Give an exact copy of every line, leaving images out.

--- BEGIN ---

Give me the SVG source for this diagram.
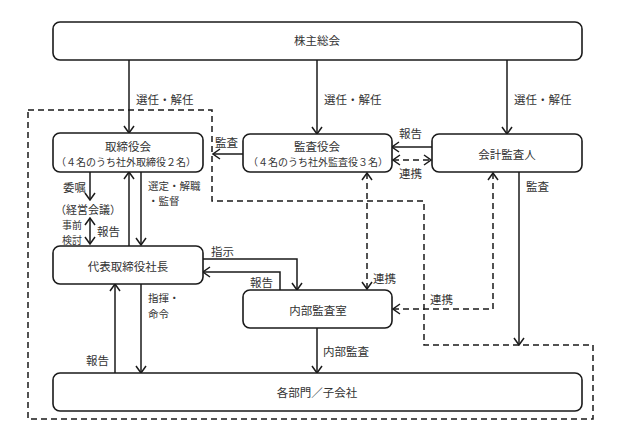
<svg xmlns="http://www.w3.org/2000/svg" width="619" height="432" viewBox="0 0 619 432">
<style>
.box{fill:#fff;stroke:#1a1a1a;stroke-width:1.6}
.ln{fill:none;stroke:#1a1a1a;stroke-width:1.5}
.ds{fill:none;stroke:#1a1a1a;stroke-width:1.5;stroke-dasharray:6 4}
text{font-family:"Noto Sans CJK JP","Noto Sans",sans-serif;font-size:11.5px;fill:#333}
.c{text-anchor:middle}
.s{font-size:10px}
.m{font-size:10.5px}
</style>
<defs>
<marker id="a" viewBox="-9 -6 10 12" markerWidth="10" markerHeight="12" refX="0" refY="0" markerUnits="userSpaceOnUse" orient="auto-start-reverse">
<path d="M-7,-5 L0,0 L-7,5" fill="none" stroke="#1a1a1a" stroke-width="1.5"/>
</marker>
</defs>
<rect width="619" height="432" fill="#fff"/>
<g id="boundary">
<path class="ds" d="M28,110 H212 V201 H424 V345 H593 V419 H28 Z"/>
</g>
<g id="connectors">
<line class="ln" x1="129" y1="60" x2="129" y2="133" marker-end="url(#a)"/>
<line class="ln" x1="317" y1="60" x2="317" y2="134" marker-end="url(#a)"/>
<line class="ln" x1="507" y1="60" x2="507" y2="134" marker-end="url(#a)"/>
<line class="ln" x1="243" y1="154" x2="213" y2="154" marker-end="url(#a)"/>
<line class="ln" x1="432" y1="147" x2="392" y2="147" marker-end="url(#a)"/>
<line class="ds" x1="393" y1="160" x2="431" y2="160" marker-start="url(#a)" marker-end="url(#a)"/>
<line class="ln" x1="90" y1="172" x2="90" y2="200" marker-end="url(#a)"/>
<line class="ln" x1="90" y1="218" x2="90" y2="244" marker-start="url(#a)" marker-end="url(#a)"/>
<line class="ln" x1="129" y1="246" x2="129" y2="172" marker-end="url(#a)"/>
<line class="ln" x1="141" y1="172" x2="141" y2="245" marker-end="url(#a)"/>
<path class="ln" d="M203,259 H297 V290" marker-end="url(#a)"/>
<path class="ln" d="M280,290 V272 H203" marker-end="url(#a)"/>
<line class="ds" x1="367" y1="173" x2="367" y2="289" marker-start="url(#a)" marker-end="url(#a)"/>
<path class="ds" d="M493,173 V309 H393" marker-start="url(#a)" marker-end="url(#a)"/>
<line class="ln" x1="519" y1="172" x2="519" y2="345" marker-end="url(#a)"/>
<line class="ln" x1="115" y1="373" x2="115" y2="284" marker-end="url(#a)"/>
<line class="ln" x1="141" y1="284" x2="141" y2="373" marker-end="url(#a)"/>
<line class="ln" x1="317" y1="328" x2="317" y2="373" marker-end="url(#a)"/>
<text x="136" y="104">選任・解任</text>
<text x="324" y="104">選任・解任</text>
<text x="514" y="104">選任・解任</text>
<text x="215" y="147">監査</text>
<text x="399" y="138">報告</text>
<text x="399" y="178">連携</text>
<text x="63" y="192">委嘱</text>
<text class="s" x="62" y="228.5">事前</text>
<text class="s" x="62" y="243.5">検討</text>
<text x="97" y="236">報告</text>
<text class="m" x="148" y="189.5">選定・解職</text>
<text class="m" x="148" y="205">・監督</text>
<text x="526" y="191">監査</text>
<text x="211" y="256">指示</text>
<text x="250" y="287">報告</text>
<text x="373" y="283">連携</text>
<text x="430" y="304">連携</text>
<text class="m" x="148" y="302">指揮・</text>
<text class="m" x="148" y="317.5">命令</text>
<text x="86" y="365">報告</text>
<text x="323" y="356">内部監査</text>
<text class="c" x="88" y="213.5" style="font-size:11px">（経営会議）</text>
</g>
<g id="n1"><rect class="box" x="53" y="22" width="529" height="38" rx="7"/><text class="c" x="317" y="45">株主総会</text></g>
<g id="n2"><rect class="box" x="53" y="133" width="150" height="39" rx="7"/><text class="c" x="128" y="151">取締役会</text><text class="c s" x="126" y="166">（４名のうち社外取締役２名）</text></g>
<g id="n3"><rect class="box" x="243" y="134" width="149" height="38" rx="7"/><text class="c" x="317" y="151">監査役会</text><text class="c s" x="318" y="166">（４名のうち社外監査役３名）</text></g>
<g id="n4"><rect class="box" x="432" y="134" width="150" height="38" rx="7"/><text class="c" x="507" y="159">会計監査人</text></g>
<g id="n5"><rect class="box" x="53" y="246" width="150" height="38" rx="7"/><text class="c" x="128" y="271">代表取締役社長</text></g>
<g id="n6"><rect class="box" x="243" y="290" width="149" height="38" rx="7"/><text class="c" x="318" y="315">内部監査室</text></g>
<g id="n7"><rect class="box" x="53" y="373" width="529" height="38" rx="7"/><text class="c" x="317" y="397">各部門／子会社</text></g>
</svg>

--- END ---

- THE RESULT:
Give me the SVG source for this diagram.
<svg xmlns="http://www.w3.org/2000/svg" width="619" height="432" viewBox="0 0 619 432">
<style>
.box{fill:#fff;stroke:#1a1a1a;stroke-width:1.6}
.ln{fill:none;stroke:#1a1a1a;stroke-width:1.5}
.ds{fill:none;stroke:#1a1a1a;stroke-width:1.5;stroke-dasharray:6 4}
text{font-family:"Noto Sans CJK JP","Noto Sans",sans-serif;font-size:11.5px;fill:#333}
.c{text-anchor:middle}
.s{font-size:10px}
.m{font-size:10.5px}
</style>
<defs>
<marker id="a" viewBox="-9 -6 10 12" markerWidth="10" markerHeight="12" refX="0" refY="0" markerUnits="userSpaceOnUse" orient="auto-start-reverse">
<path d="M-7,-5 L0,0 L-7,5" fill="none" stroke="#1a1a1a" stroke-width="1.5"/>
</marker>
</defs>
<rect width="619" height="432" fill="#fff"/>
<g id="boundary">
<path class="ds" d="M28,110 H212 V201 H424 V345 H593 V419 H28 Z"/>
</g>
<g id="connectors">
<line class="ln" x1="129" y1="60" x2="129" y2="133" marker-end="url(#a)"/>
<line class="ln" x1="317" y1="60" x2="317" y2="134" marker-end="url(#a)"/>
<line class="ln" x1="507" y1="60" x2="507" y2="134" marker-end="url(#a)"/>
<line class="ln" x1="243" y1="154" x2="213" y2="154" marker-end="url(#a)"/>
<line class="ln" x1="432" y1="147" x2="392" y2="147" marker-end="url(#a)"/>
<line class="ds" x1="393" y1="160" x2="431" y2="160" marker-start="url(#a)" marker-end="url(#a)"/>
<line class="ln" x1="90" y1="172" x2="90" y2="200" marker-end="url(#a)"/>
<line class="ln" x1="90" y1="218" x2="90" y2="244" marker-start="url(#a)" marker-end="url(#a)"/>
<line class="ln" x1="129" y1="246" x2="129" y2="172" marker-end="url(#a)"/>
<line class="ln" x1="141" y1="172" x2="141" y2="245" marker-end="url(#a)"/>
<path class="ln" d="M203,259 H297 V290" marker-end="url(#a)"/>
<path class="ln" d="M280,290 V272 H203" marker-end="url(#a)"/>
<line class="ds" x1="367" y1="173" x2="367" y2="289" marker-start="url(#a)" marker-end="url(#a)"/>
<path class="ds" d="M493,173 V309 H393" marker-start="url(#a)" marker-end="url(#a)"/>
<line class="ln" x1="519" y1="172" x2="519" y2="345" marker-end="url(#a)"/>
<line class="ln" x1="115" y1="373" x2="115" y2="284" marker-end="url(#a)"/>
<line class="ln" x1="141" y1="284" x2="141" y2="373" marker-end="url(#a)"/>
<line class="ln" x1="317" y1="328" x2="317" y2="373" marker-end="url(#a)"/>
<text x="136" y="104">選任・解任</text>
<text x="324" y="104">選任・解任</text>
<text x="514" y="104">選任・解任</text>
<text x="215" y="147">監査</text>
<text x="399" y="138">報告</text>
<text x="399" y="178">連携</text>
<text x="63" y="192">委嘱</text>
<text class="s" x="62" y="228.5">事前</text>
<text class="s" x="62" y="243.5">検討</text>
<text x="97" y="236">報告</text>
<text class="m" x="148" y="189.5">選定・解職</text>
<text class="m" x="148" y="205">・監督</text>
<text x="526" y="191">監査</text>
<text x="211" y="256">指示</text>
<text x="250" y="287">報告</text>
<text x="373" y="283">連携</text>
<text x="430" y="304">連携</text>
<text class="m" x="148" y="302">指揮・</text>
<text class="m" x="148" y="317.5">命令</text>
<text x="86" y="365">報告</text>
<text x="323" y="356">内部監査</text>
<text class="c" x="88" y="213.5" style="font-size:11px">（経営会議）</text>
</g>
<g id="n1"><rect class="box" x="53" y="22" width="529" height="38" rx="7"/><text class="c" x="317" y="45">株主総会</text></g>
<g id="n2"><rect class="box" x="53" y="133" width="150" height="39" rx="7"/><text class="c" x="128" y="151">取締役会</text><text class="c s" x="126" y="166">（４名のうち社外取締役２名）</text></g>
<g id="n3"><rect class="box" x="243" y="134" width="149" height="38" rx="7"/><text class="c" x="317" y="151">監査役会</text><text class="c s" x="318" y="166">（４名のうち社外監査役３名）</text></g>
<g id="n4"><rect class="box" x="432" y="134" width="150" height="38" rx="7"/><text class="c" x="507" y="159">会計監査人</text></g>
<g id="n5"><rect class="box" x="53" y="246" width="150" height="38" rx="7"/><text class="c" x="128" y="271">代表取締役社長</text></g>
<g id="n6"><rect class="box" x="243" y="290" width="149" height="38" rx="7"/><text class="c" x="318" y="315">内部監査室</text></g>
<g id="n7"><rect class="box" x="53" y="373" width="529" height="38" rx="7"/><text class="c" x="317" y="397">各部門／子会社</text></g>
</svg>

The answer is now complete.